Pa. receives poor grade for reducing tobacco use

Report from Am. Lung Assn. cites failures that are costing lives

Screen Shot 2014-01-21 at 3.03.45 PMPennsylvania received grades ranging from failing to mediocre when it came to taking steps to reduce tobacco use in 2013, said a news release on Tuesday, Jan. 21, from the American Lung Association.

Less than a week after the new Surgeon General’s report on smoking and health – which warns 5.6 million of today’s youth will die from tobacco use unless action is taken – the Lung Association’s “State of Tobacco Control 2014” issues an urgent call to action to policymakers across the country to reverse their present course and commit to eliminating tobacco-caused death and disease.

Pennsylvania received the following grades for 2013: “F” in funding for tobacco prevention and control programs, “C” in smokefree air, “C” in cigarette tax, and “F” in cessation coverage, the release said.

Smoking“We made some progress in protecting our citizens from tobacco-caused diseases like lung cancer and COPD through our prevention and cessation initiatives,” said Deb Brown, CEO of the American Lung Association of the Mid Atlantic, which serves Delaware, New Jersey, Pennsylvania, and West Virginia.  “But our state’s leaders still need to do more, especially when it comes to helping smokers quit and eliminating the gaping exemptions to the clean indoor air law. All workers in the state should receive equal protection from secondhand smoke.”

Tobacco causes an estimated 20,000 deaths in the Keystone state annually and costs the economy over $9 billion in healthcare and lost productivity, the release said. The release says Pennsylvania could earn an “A” instead of a “C” for smoke-free air if the exemptions in the clean indoor air law were eliminated. Casinos and some bars still allow indoor smoking, exposing workers to the dangers of secondhand smoke.

Prevention and cessation funding could be in jeopardy in Pennsylvania because of an unfavorable arbitration ruling in September 2013 between the state and the tobacco industry participating in the Master Settlement Agreement.  To ensure continued funding, the American Lung Association advocates for increased cigarette taxes and for a tax on other tobacco products, the release said.

The American Lung Association will continue to advocate that private health insurance plans offer comprehensive coverage of tobacco cessation treatments. The association also urges Pennsylvania to fund prevention programs, the release said.

“Despite great strides in reducing smoking rates in America, tobacco use remains the leading cause of preventable death and illness in the U.S.,” said Brown.” The new Surgeon General’s report  has linked smoking to nearly all organs of the body and causes illnesses such as  heart  and lung disease; stroke; cancer of the liver, lung, colon; diabetes mellitus, rheumatoid arthritis, impaired fertility, erectile dysfunction and age-related macular-degeneration.”

“State of Tobacco Control 2014” found that the tobacco industry continued its ruthless pursuit of addicting new, young users, and keeping current users from quitting in 2013.  This included efforts at the federal and state levels to exempt their products from meaningful public health protections.
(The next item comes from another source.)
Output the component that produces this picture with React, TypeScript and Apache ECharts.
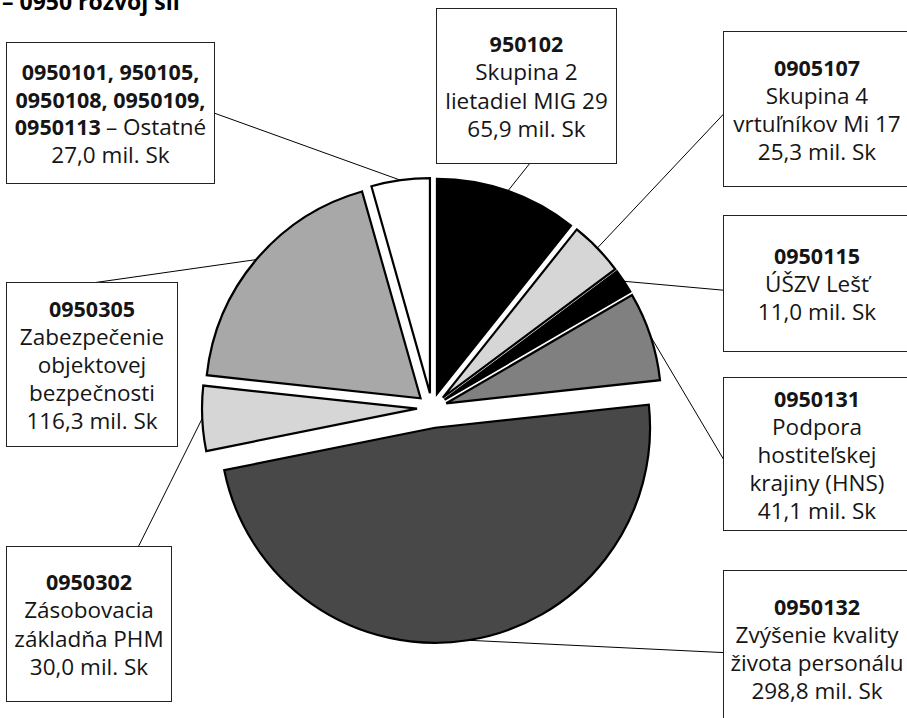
import React, { useEffect, useRef } from 'react';
import * as echarts from 'echarts';

// ---- data ----
const titleText = '– 0950 rozvoj síl';
const codeLines: string[][] = [
  ['950102'],
  ['0905107'],
  ['0950115'],
  ['0950131'],
  ['0950132'],
  ['0950302'],
  ['0950305'],
  ['0950101, 950105,', '0950108, 0950109,', '0950113'],
];
const descLines: string[][] = [
  ['Skupina 2', 'lietadiel MIG 29'],
  ['Skupina 4', 'vrtuľníkov Mi 17'],
  ['ÚŠZV Lešť'],
  ['Podpora', 'hostiteľskej', 'krajiny (HNS)'],
  ['Zvýšenie kvality', 'života personálu'],
  ['Zásobovacia', 'základňa PHM'],
  ['Zabezpečenie', 'objektovej', 'bezpečnosti'],
  ['– Ostatné'],
];
const inlineDesc = [false, false, false, false, false, false, false, true];
const values = [65.9, 25.3, 11.0, 41.1, 298.8, 30.0, 116.3, 27.0];
const unit = 'mil. Sk';
const colors = ['#000000', '#d6d6d6', '#000000', '#808080', '#484848', '#d6d6d6', '#a8a8a8', '#ffffff'];

// ---- layout ----
const PIE_CENTER = [432, 408];
const PIE_RADIUS = 215;
const EXPLODE = [15, 15, 15, 15, 20, 15, 15, 15];
const BOXES = [
  { left: 437, top: 9, width: 179, height: 154, attach: [0.52, 1], lh: 28.5 },
  { left: 724, top: 32, width: 186, height: 154, attach: [0, 0.53], lh: 28 },
  { left: 724, top: 216, width: 186, height: 135, attach: [0, 0.55], lh: 28 },
  { left: 724, top: 378, width: 186, height: 152, attach: [0, 0.54], lh: 28 },
  { left: 724, top: 571, width: 186, height: 154, attach: [0, 0.53], lh: 28 },
  { left: 7, top: 547, width: 164, height: 154, attach: [0.8, 0], lh: 28.3 },
  { left: 7, top: 283, width: 170, height: 163, attach: [0.5, 0], lh: 28 },
  { left: 7, top: 43, width: 207, height: 140, attach: [1, 0.5], lh: 27.5 },
];
const FONT = '"Open Sans", "Noto Sans", sans-serif';
const TEXT_COLOR = '#151515';

function fmt(v: number) {
  return v.toFixed(1).replace('.', ',') + ' ' + unit;
}

function labelText(i: number) {
  const lines: string[] = [];
  const codes = codeLines[i];
  const desc = descLines[i];
  codes.forEach((c, k) => {
    let line = '{b|' + c + '}';
    if (inlineDesc[i] && k === codes.length - 1) line += '{s| }{n|' + desc.join(' ') + '}';
    lines.push(line);
  });
  if (!inlineDesc[i]) desc.forEach((d) => lines.push('{n|' + d + '}'));
  lines.push('{n|' + fmt(values[i]) + '}');
  return lines;
}

function buildOption() {
  const total = values.reduce((a, b) => a + b, 0);
  let cum = 0;
  const mids = values.map((v) => {
    const m = ((cum + v / 2) / total) * Math.PI * 2;
    cum += v;
    return m;
  });

  const series = values.map((_, i) => {
    const d = EXPLODE[i];
    const cx = PIE_CENTER[0] + d * Math.sin(mids[i]);
    const cy = PIE_CENTER[1] - d * Math.cos(mids[i]);
    const box = BOXES[i];
    const lines = labelText(i);
    const pad = Math.max(0, (box.height - lines.length * box.lh) / 2);
    return {
      type: 'pie',
      radius: PIE_RADIUS,
      center: [cx, cy],
      startAngle: 90,
      clockwise: true,
      avoidLabelOverlap: false,
      silent: true,
      z: i === 4 ? 1 : 2,
      label: {
        show: false,
        position: 'outside',
        overflow: 'none',
        color: TEXT_COLOR,
        fontFamily: FONT,
      },
      labelLine: {
        show: false,
        length: 10,
        length2: 10,
        lineStyle: { color: '#000', width: 1 },
      },
      data: values.map((v, j) => {
        const own = j === i;
        return {
          value: v,
          name: codeLines[j].join(' '),
          itemStyle: own
            ? { color: colors[j], borderColor: '#000', borderWidth: 2.2, borderJoin: 'miter' }
            : { color: 'rgba(0,0,0,0)', borderWidth: 0 },
          label: own
            ? {
                show: true,
                formatter: lines.join('\n'),
                width: box.width,
                padding: [pad, 0, pad, 0],
                backgroundColor: '#ffffff',
                borderColor: '#222',
                borderWidth: 1,
                overflow: 'none',
                rich: {
                  b: {
                    fontFamily: FONT,
                    fontWeight: 'bold',
                    fontSize: 21.5,
                    lineHeight: box.lh,
                    color: TEXT_COLOR,
                    align: 'center',
                  },
                  s: {
                    fontFamily: FONT,
                    fontSize: 22.5,
                    lineHeight: box.lh,
                    width: 5,
                    align: 'center',
                  },
                  n: {
                    fontFamily: FONT,
                    fontSize: 22.5,
                    lineHeight: box.lh,
                    color: TEXT_COLOR,
                    align: 'center',
                  },
                },
              }
            : { show: false },
          labelLine: { show: own },
        };
      }),
      labelLayout: (p: any) => {
        if (p.dataIndex !== i) return {};
        const ax = box.left + box.attach[0] * box.width;
        const ay = box.top + box.attach[1] * box.height;
        let start: number[];
        if (p.labelLinePoints && p.labelLinePoints[0]) {
          start = p.labelLinePoints[0];
        } else {
          start = [cx + PIE_RADIUS * Math.sin(mids[i]), cy - PIE_RADIUS * Math.cos(mids[i])];
        }
        return {
          x: box.left,
          y: box.top,
          align: 'left',
          verticalAlign: 'top',
          labelLinePoints: [start, [(start[0] + ax) / 2, (start[1] + ay) / 2], [ax, ay]],
        };
      },
    };
  });

  return {
    animation: false,
    backgroundColor: '#ffffff',
    graphic: [
      {
        type: 'text',
        x: 2,
        y: 1,
        style: {
          text: titleText,
          font: 'bold 23px "Open Sans", "Noto Sans", sans-serif',
          fill: '#000',
          verticalAlign: 'middle',
          align: 'left',
        },
      },
    ],
    series,
  };
}

export default function App() {
  const ref = useRef<HTMLDivElement>(null);
  useEffect(() => {
    if (!ref.current) return;
    const chart = echarts.init(ref.current, null, { renderer: 'svg' });
    chart.setOption(buildOption() as any);
    return () => chart.dispose();
  }, []);
  return (
    <div
      ref={ref}
      style={{ position: 'fixed', left: 0, top: 0, width: 907, height: 718, background: '#fff' }}
    />
  );
}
The three largest cigarette manufacturers continued their aggressive expansion into tobacco products other than cigarettes in 2013, including smokeless tobacco, cigars and now e-cigarettes. A recent CDC study showed that the use of e-cigarettes among youth doubled from 2011 to 2012.  There is no federal oversight of these products, and the e-cigarette industry is pulling its marketing tactics from Big Tobacco’s playbook by using celebrity spokespeople to glamorize its products, making unproven health claims, encouraging smokers to switch instead of quit, and creating candy- and fruit-flavored products to attract youth, the release said.

“We are faced with a deep-pocketed, ever-evolving tobacco industry that’s determined to maintain its market share at the expense of our kids and current smokers,” said Brown.

The American Lung Association and its partners called for action by all levels of government to achieve three goals: Reduce smoking rates, currently at about 18 percent, to less than 10 percent within 10 years; protect all Americans from secondhand smoke within five years; and ultimately eliminate the death and disease caused by tobacco use.

“If these goals are to be realized and lives are to be saved, federal and state governments must enact these life-saving policies,” said  Brown.  “Our state and nation cannot afford the health or financial consequences of failing to act.”